## TASK STATEMENT
Omit the pictures, then write out every entry exactly as it reads.

## STORED ROWS
━━━━━━━━━━━━━━━━

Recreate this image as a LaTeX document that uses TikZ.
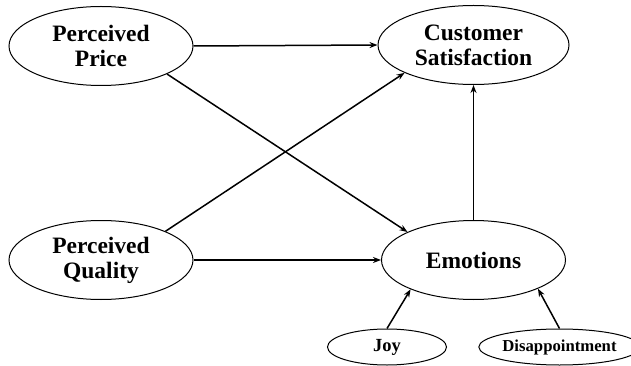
\documentclass[tikz,border=0pt]{standalone}
\usepackage{fontspec}
\setmainfont{Liberation Serif}
\usetikzlibrary{shapes.geometric,arrows.meta}
\begin{document}
\begin{tikzpicture}[x=1pt,y=-1pt,
  bigell/.style={draw,line width=1pt,ellipse,inner sep=0pt,minimum width=184pt,minimum height=79pt,align=center,font=\fontsize{23.5}{25}\selectfont\bfseries},
  smallell/.style={draw,line width=1pt,ellipse,inner sep=0pt,minimum height=36pt,font=\fontsize{16.7}{18}\selectfont\bfseries},
  conn/.style={line width=1.5pt,-{Stealth[length=8pt,width=6pt]}}]
\useasboundingbox (0,0) rectangle (631,366);
\node[bigell] (P) at (101,46) {Perceived\\Price};
\node[bigell,minimum width=191pt] (CS) at (473.5,45) {Customer\\Satisfaction};
\node[bigell] (Q) at (101,260) {Perceived\\Quality};
\node[bigell] (E) at (473.5,260) {Emotions};
\node[smallell,minimum width=119pt,font=\fontsize{18.5}{20}\selectfont\bfseries] (J) at (387,347) {Joy};
\node[smallell,minimum width=142pt] (D) at (559.5,347) {Disappointment};
\draw[conn] (P.east) -- (CS.west);
\draw[conn] (P.-23) -- (E.157);
\draw[conn] (Q.24) -- (CS.-158);
\draw[conn] (Q.east) -- (E.west);
\draw[conn] (E.north) -- (CS.south);
\draw[conn] (J.north) -- (E.-155);
\draw[conn] (D.north) -- (E.-24);
\end{tikzpicture}
\end{document}
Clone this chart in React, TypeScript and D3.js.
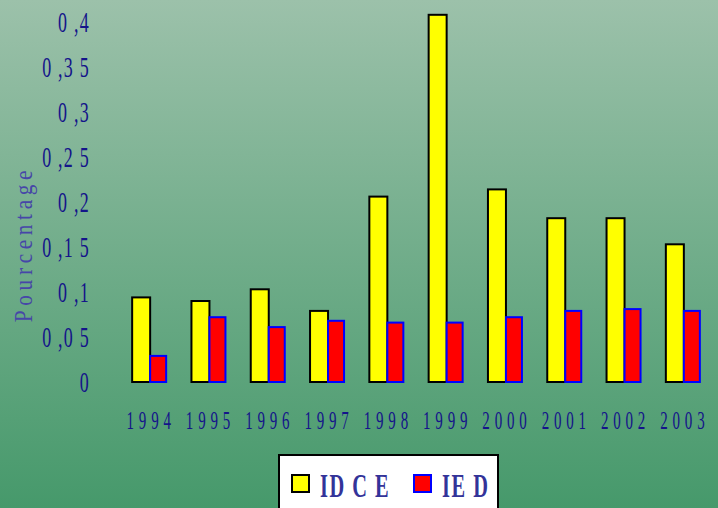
import React, { useEffect, useRef } from 'react';
import * as d3 from 'd3';

const years = ['1994', '1995', '1996', '1997', '1998', '1999', '2000', '2001', '2002', '2003'];
const idce = [0.094, 0.09, 0.103, 0.079, 0.206, 0.408, 0.214, 0.182, 0.182, 0.153];
const ied = [0.029, 0.072, 0.061, 0.068, 0.066, 0.066, 0.072, 0.079, 0.081, 0.079];
const yTicks = [0, 0.05, 0.1, 0.15, 0.2, 0.25, 0.3, 0.35, 0.4];
const seriesNames = ['ID C E', 'IE D'];

const W = 718;
const H = 508;

const fmt = (v: number) => {
  if (v === 0) return '0';
  const s = String(+v.toFixed(2)).replace('0.', '');
  return '0 ,' + s.split('').join(' ');
};

const App: React.FC = () => {
  const svgRef = useRef<SVGSVGElement>(null);

  useEffect(() => {
    if (!svgRef.current) return;
    const root = d3.select(svgRef.current);
    root.selectAll('*').remove();

    const defs = root.append('defs');
    const grad = defs
      .append('linearGradient')
      .attr('id', 'bg')
      .attr('x1', 0)
      .attr('y1', 0)
      .attr('x2', 0)
      .attr('y2', 1);
    grad.append('stop').attr('offset', '0%').attr('stop-color', '#9cc1aa');
    grad.append('stop').attr('offset', '100%').attr('stop-color', '#46996b');

    root.append('rect').attr('width', W).attr('height', H).attr('fill', 'url(#bg)');

    const x = d3.scaleBand<string>().domain(years).range([120.5, 713.5]);
    const y = d3.scaleLinear().domain([0, 0.4]).range([382, 22]);

    const g = root.append('g');

    // Y tick labels (tall, condensed)
    g.selectAll('.ytick')
      .data(yTicks)
      .enter()
      .append('text')
      .attr('transform', d => `translate(90, ${y(d) + 10}) scale(0.62, 1)`)
      .attr('text-anchor', 'end')
      .attr('font-family', 'Liberation Serif, serif')
      .attr('font-size', 29)
      .attr('letter-spacing', 2)
      .attr('fill', '#14148a')
      .text(d => fmt(d));

    // Y axis title
    g.append('text')
      .attr('transform', 'translate(32, 244) rotate(-90) scale(0.85, 1)')
      .attr('text-anchor', 'middle')
      .attr('font-family', 'Liberation Serif, serif')
      .attr('font-size', 25)
      .attr('letter-spacing', 5.5)
      .attr('fill', '#4646a8')
      .text('Pourcentage');

    const center = (d: string) => (x(d) as number) + x.bandwidth() / 2;

    // Yellow bars
    g.selectAll('.b1')
      .data(idce)
      .enter()
      .append('rect')
      .attr('x', (d, i) => center(years[i]) - 18)
      .attr('y', d => y(d))
      .attr('width', 18)
      .attr('height', d => y(0) - y(d))
      .attr('fill', '#ffff00')
      .attr('stroke', '#000')
      .attr('stroke-width', 2);

    // Red bars
    g.selectAll('.b2')
      .data(ied)
      .enter()
      .append('rect')
      .attr('x', (d, i) => center(years[i]))
      .attr('y', d => y(d))
      .attr('width', 16)
      .attr('height', d => y(0) - y(d))
      .attr('fill', '#ff0000')
      .attr('stroke', '#0000ff')
      .attr('stroke-width', 2);

    // Year labels
    g.selectAll('.xl')
      .data(years)
      .enter()
      .append('text')
      .attr('transform', d => `translate(${center(d) + 1}, 429) scale(0.6, 1)`)
      .attr('text-anchor', 'middle')
      .attr('font-family', 'Liberation Serif, serif')
      .attr('font-size', 25)
      .attr('letter-spacing', 8)
      .attr('fill', '#14148a')
      .text(d => d);

    // Legend
    const lg = root.append('g');
    lg.append('rect')
      .attr('x', 279)
      .attr('y', 455)
      .attr('width', 219)
      .attr('height', 60)
      .attr('fill', '#fff')
      .attr('stroke', '#000')
      .attr('stroke-width', 2);

    const items = [
      { name: seriesNames[0], fill: '#ffff00', stroke: '#000', x: 292, tx: 320 },
      { name: seriesNames[1], fill: '#ff0000', stroke: '#0000ff', x: 414, tx: 442 },
    ];
    items.forEach(it => {
      lg.append('rect')
        .attr('x', it.x)
        .attr('y', 475)
        .attr('width', 17)
        .attr('height', 17)
        .attr('fill', it.fill)
        .attr('stroke', it.stroke)
        .attr('stroke-width', 2);
      lg.append('text')
        .attr('transform', `translate(${it.tx}, 497) scale(0.6, 1)`)
        .attr('font-family', 'Liberation Serif, serif')
        .attr('font-size', 34)
        .attr('font-weight', 'bold')
        .attr('letter-spacing', 2.5)
        .attr('fill', '#333399')
        .text(it.name);
    });
  }, []);

  return (
    <svg
      ref={svgRef}
      width={W}
      height={H}
      style={{ position: 'absolute', left: 0, top: 0 }}
    />
  );
};

export default App;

━━━━━━━━━━━━━━━━

## SOLUTION TO THIS PROBLEM
Recreate this image as a LaTeX document that uses TikZ.
\documentclass[tikz,border=0pt]{standalone}
\usepackage{fontspec}
\setmainfont{Liberation Serif}
\usetikzlibrary{shapes.geometric,arrows.meta}
\begin{document}
\begin{tikzpicture}[x=1pt,y=-1pt,
  bigell/.style={draw,line width=1pt,ellipse,inner sep=0pt,minimum width=184pt,minimum height=79pt,align=center,font=\fontsize{23.5}{25}\selectfont\bfseries},
  smallell/.style={draw,line width=1pt,ellipse,inner sep=0pt,minimum height=36pt,font=\fontsize{16.7}{18}\selectfont\bfseries},
  conn/.style={line width=1.5pt,-{Stealth[length=8pt,width=6pt]}}]
\useasboundingbox (0,0) rectangle (631,366);
\node[bigell] (P) at (101,46) {Perceived\\Price};
\node[bigell,minimum width=191pt] (CS) at (473.5,45) {Customer\\Satisfaction};
\node[bigell] (Q) at (101,260) {Perceived\\Quality};
\node[bigell] (E) at (473.5,260) {Emotions};
\node[smallell,minimum width=119pt,font=\fontsize{18.5}{20}\selectfont\bfseries] (J) at (387,347) {Joy};
\node[smallell,minimum width=142pt] (D) at (559.5,347) {Disappointment};
\draw[conn] (P.east) -- (CS.west);
\draw[conn] (P.-23) -- (E.157);
\draw[conn] (Q.24) -- (CS.-158);
\draw[conn] (Q.east) -- (E.west);
\draw[conn] (E.north) -- (CS.south);
\draw[conn] (J.north) -- (E.-155);
\draw[conn] (D.north) -- (E.-24);
\end{tikzpicture}
\end{document}
Clone this chart in React, TypeScript and D3.js.
import React, { useEffect, useRef } from 'react';
import * as d3 from 'd3';

const years = ['1994', '1995', '1996', '1997', '1998', '1999', '2000', '2001', '2002', '2003'];
const idce = [0.094, 0.09, 0.103, 0.079, 0.206, 0.408, 0.214, 0.182, 0.182, 0.153];
const ied = [0.029, 0.072, 0.061, 0.068, 0.066, 0.066, 0.072, 0.079, 0.081, 0.079];
const yTicks = [0, 0.05, 0.1, 0.15, 0.2, 0.25, 0.3, 0.35, 0.4];
const seriesNames = ['ID C E', 'IE D'];

const W = 718;
const H = 508;

const fmt = (v: number) => {
  if (v === 0) return '0';
  const s = String(+v.toFixed(2)).replace('0.', '');
  return '0 ,' + s.split('').join(' ');
};

const App: React.FC = () => {
  const svgRef = useRef<SVGSVGElement>(null);

  useEffect(() => {
    if (!svgRef.current) return;
    const root = d3.select(svgRef.current);
    root.selectAll('*').remove();

    const defs = root.append('defs');
    const grad = defs
      .append('linearGradient')
      .attr('id', 'bg')
      .attr('x1', 0)
      .attr('y1', 0)
      .attr('x2', 0)
      .attr('y2', 1);
    grad.append('stop').attr('offset', '0%').attr('stop-color', '#9cc1aa');
    grad.append('stop').attr('offset', '100%').attr('stop-color', '#46996b');

    root.append('rect').attr('width', W).attr('height', H).attr('fill', 'url(#bg)');

    const x = d3.scaleBand<string>().domain(years).range([120.5, 713.5]);
    const y = d3.scaleLinear().domain([0, 0.4]).range([382, 22]);

    const g = root.append('g');

    // Y tick labels (tall, condensed)
    g.selectAll('.ytick')
      .data(yTicks)
      .enter()
      .append('text')
      .attr('transform', d => `translate(90, ${y(d) + 10}) scale(0.62, 1)`)
      .attr('text-anchor', 'end')
      .attr('font-family', 'Liberation Serif, serif')
      .attr('font-size', 29)
      .attr('letter-spacing', 2)
      .attr('fill', '#14148a')
      .text(d => fmt(d));

    // Y axis title
    g.append('text')
      .attr('transform', 'translate(32, 244) rotate(-90) scale(0.85, 1)')
      .attr('text-anchor', 'middle')
      .attr('font-family', 'Liberation Serif, serif')
      .attr('font-size', 25)
      .attr('letter-spacing', 5.5)
      .attr('fill', '#4646a8')
      .text('Pourcentage');

    const center = (d: string) => (x(d) as number) + x.bandwidth() / 2;

    // Yellow bars
    g.selectAll('.b1')
      .data(idce)
      .enter()
      .append('rect')
      .attr('x', (d, i) => center(years[i]) - 18)
      .attr('y', d => y(d))
      .attr('width', 18)
      .attr('height', d => y(0) - y(d))
      .attr('fill', '#ffff00')
      .attr('stroke', '#000')
      .attr('stroke-width', 2);

    // Red bars
    g.selectAll('.b2')
      .data(ied)
      .enter()
      .append('rect')
      .attr('x', (d, i) => center(years[i]))
      .attr('y', d => y(d))
      .attr('width', 16)
      .attr('height', d => y(0) - y(d))
      .attr('fill', '#ff0000')
      .attr('stroke', '#0000ff')
      .attr('stroke-width', 2);

    // Year labels
    g.selectAll('.xl')
      .data(years)
      .enter()
      .append('text')
      .attr('transform', d => `translate(${center(d) + 1}, 429) scale(0.6, 1)`)
      .attr('text-anchor', 'middle')
      .attr('font-family', 'Liberation Serif, serif')
      .attr('font-size', 25)
      .attr('letter-spacing', 8)
      .attr('fill', '#14148a')
      .text(d => d);

    // Legend
    const lg = root.append('g');
    lg.append('rect')
      .attr('x', 279)
      .attr('y', 455)
      .attr('width', 219)
      .attr('height', 60)
      .attr('fill', '#fff')
      .attr('stroke', '#000')
      .attr('stroke-width', 2);

    const items = [
      { name: seriesNames[0], fill: '#ffff00', stroke: '#000', x: 292, tx: 320 },
      { name: seriesNames[1], fill: '#ff0000', stroke: '#0000ff', x: 414, tx: 442 },
    ];
    items.forEach(it => {
      lg.append('rect')
        .attr('x', it.x)
        .attr('y', 475)
        .attr('width', 17)
        .attr('height', 17)
        .attr('fill', it.fill)
        .attr('stroke', it.stroke)
        .attr('stroke-width', 2);
      lg.append('text')
        .attr('transform', `translate(${it.tx}, 497) scale(0.6, 1)`)
        .attr('font-family', 'Liberation Serif, serif')
        .attr('font-size', 34)
        .attr('font-weight', 'bold')
        .attr('letter-spacing', 2.5)
        .attr('fill', '#333399')
        .text(it.name);
    });
  }, []);

  return (
    <svg
      ref={svgRef}
      width={W}
      height={H}
      style={{ position: 'absolute', left: 0, top: 0 }}
    />
  );
};

export default App;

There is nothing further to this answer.